While still relatively few in IT, women are gradually increasing in numbers and influence. To celebrate this growth and success, CDN and Ingram Micro Canada partnered to present the 8th annual CDN Women of the IT Channel Recognition luncheon on August 23, 2018. This year’s event was held at the spectacular Guild Inn in Scarborough, with the theme “What is your Superpower?” – and what a powerful event it was. I was fortunate to be in the audience of “superheroes” as a contributor to the slowly but surely growing number of women in IT. A lot was said about the various powers that must be harnessed in order to get on a path of success.
ITWC president Fawn Annan kicked off the festivities with a powerful message that this event is to commemorate women and the uniqueness that they bring to the table.

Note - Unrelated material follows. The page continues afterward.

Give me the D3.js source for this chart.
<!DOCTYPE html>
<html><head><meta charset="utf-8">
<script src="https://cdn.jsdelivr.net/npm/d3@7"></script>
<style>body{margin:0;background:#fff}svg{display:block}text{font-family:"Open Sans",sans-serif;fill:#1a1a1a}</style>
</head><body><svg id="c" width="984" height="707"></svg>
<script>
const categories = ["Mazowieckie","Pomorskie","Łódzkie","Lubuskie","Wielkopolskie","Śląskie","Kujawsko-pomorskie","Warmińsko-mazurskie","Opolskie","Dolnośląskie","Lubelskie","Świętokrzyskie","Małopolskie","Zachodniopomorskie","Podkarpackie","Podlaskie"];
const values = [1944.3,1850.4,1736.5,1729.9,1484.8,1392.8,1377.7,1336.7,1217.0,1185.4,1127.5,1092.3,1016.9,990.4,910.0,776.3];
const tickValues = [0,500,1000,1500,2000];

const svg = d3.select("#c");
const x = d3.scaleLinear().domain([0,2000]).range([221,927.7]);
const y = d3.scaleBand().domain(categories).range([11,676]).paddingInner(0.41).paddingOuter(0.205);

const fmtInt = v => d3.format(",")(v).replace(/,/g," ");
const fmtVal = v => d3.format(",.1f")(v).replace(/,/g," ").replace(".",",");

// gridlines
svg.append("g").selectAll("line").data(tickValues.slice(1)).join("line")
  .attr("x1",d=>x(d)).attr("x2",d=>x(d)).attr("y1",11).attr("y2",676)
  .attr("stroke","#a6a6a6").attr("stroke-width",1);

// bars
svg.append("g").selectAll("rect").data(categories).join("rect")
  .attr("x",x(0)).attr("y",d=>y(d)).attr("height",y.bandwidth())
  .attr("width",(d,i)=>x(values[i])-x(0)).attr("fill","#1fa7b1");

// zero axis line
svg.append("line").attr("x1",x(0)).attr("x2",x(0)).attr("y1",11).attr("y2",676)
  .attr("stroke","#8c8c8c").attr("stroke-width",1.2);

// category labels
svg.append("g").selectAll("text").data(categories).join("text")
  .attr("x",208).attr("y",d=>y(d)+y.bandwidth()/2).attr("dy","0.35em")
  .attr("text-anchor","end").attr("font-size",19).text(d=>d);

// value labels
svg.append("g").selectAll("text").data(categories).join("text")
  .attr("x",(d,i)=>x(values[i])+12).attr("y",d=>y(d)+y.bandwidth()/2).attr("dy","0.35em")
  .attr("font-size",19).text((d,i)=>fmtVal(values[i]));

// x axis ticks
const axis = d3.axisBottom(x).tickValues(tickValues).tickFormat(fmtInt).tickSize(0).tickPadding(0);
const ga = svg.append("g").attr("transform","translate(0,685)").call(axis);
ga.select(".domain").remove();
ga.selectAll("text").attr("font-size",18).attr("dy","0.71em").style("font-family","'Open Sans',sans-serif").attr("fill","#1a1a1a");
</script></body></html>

She shared her pride that in each of the eight years she has run this event, the audience has continued to grow and inspire.
Among the powers that were identified and recognized were passion, bravery, creativity, endurance and resilience – which came up quite a few times. Mary Ann Yule, president and CEO of HP Canada and one of the most distinguished female executives in the Canadian technology sector, took the audience through her entire career, describing the lessons she learned along the way. She kept coming back to resilience, the importance of dusting yourself off after failure, and the ability to fail with grace.

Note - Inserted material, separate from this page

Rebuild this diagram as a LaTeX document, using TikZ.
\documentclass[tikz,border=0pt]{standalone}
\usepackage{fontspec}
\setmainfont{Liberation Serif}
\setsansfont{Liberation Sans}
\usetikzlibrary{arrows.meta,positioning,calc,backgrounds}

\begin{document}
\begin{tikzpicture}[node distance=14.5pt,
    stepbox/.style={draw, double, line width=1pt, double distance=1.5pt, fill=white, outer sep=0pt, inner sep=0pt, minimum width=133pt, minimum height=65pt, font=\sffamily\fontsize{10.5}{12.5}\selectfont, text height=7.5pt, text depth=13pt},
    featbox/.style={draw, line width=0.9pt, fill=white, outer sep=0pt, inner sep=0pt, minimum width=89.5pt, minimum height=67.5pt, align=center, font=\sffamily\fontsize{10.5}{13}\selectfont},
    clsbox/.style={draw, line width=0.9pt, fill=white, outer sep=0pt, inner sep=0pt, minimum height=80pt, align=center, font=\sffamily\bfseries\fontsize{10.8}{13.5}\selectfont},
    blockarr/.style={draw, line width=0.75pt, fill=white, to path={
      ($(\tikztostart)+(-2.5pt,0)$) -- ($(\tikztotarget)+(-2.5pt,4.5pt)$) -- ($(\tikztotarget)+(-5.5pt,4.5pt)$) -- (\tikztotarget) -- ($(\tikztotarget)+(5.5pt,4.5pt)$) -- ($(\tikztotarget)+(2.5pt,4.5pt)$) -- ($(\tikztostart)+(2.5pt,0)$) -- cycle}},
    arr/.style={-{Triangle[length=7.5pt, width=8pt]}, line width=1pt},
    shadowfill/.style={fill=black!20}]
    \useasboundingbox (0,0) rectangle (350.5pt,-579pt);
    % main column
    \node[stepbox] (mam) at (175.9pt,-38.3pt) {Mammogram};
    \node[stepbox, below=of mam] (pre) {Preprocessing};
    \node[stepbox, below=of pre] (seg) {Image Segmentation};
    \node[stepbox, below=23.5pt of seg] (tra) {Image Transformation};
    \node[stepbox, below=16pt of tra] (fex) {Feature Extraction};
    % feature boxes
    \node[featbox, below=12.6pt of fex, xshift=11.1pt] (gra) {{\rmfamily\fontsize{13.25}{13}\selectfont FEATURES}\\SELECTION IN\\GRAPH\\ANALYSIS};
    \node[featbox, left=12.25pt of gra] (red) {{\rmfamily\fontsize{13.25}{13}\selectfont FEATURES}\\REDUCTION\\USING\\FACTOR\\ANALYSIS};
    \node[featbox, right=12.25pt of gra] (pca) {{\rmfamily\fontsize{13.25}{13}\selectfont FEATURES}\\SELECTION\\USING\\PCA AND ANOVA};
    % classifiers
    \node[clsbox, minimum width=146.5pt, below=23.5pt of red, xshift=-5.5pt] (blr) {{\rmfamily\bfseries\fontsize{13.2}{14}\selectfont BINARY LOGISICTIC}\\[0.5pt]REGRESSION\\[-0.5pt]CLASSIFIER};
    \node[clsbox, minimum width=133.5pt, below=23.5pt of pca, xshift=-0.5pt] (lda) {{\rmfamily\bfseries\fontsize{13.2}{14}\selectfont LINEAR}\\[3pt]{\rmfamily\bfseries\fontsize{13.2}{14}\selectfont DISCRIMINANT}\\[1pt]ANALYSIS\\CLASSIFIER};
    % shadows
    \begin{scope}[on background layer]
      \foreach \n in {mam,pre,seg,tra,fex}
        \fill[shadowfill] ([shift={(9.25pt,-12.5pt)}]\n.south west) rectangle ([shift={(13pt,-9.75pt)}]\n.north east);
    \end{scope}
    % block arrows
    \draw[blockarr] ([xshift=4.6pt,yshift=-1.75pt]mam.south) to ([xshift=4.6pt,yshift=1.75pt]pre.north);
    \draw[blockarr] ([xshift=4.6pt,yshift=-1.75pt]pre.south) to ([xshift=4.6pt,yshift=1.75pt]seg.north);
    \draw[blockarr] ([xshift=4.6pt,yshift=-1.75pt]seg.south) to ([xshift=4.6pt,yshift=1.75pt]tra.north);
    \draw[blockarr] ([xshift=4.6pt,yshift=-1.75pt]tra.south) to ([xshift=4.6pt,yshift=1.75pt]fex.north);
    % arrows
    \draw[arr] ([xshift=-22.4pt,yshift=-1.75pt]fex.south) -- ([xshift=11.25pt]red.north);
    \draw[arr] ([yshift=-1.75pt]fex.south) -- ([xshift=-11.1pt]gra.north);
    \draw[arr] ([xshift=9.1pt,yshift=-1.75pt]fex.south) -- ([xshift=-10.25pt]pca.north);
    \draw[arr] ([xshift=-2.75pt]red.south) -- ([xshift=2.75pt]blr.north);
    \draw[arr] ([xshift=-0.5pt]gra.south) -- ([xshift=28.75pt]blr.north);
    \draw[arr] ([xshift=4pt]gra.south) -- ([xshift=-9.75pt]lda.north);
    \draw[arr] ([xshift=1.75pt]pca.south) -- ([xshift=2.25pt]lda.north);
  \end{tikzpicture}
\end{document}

“The road to your success will never be straightforward, but if you learn to fail well, it will lead to even greater heights than you can imagine.” – Mary Ann Yule
Deanna Thomson, Dell EMC’s director of channel sales, introduced all the current members and welcomed new entrants to CDN’s new Women in the IT Channel Hall of Fame.
The event’s impressive guest speaker, Lisa Lisson, did not disappoint with her very personal and inspiring talk on life, loss and success. Lisson, the president of FedEx Canada, rose from an associate marketing specialist to one of the most powerful and influential transportation executives in the country, but not without dealing with life’s headships. Her advice was also along the line of resilience and the power of dealing with difficulties, failure and challenge. Her guidance came straight from her experience, where she had found tools such as mindful meditation and off time as daily practices that proved greatly beneficial.
The number of women in IT is still low, well below 30% and even less in executive roles, but it appears to be slowly on the rise. With events such as this recognition luncheon continuously shedding light on the issues and with fellow powerful women willing to help future leaders, there is a promising future ahead. Sponsors such as Ingram and Dell promised to work alongside the exciting female mentors and leaders to helping mend the large gap.
It was an honour and an inspiration to be in that audience. We are proud to be able to say that at MBC we are aware of the challenges of women in IT and when presented with any opportunity to create a more inclusive team, we happily take it.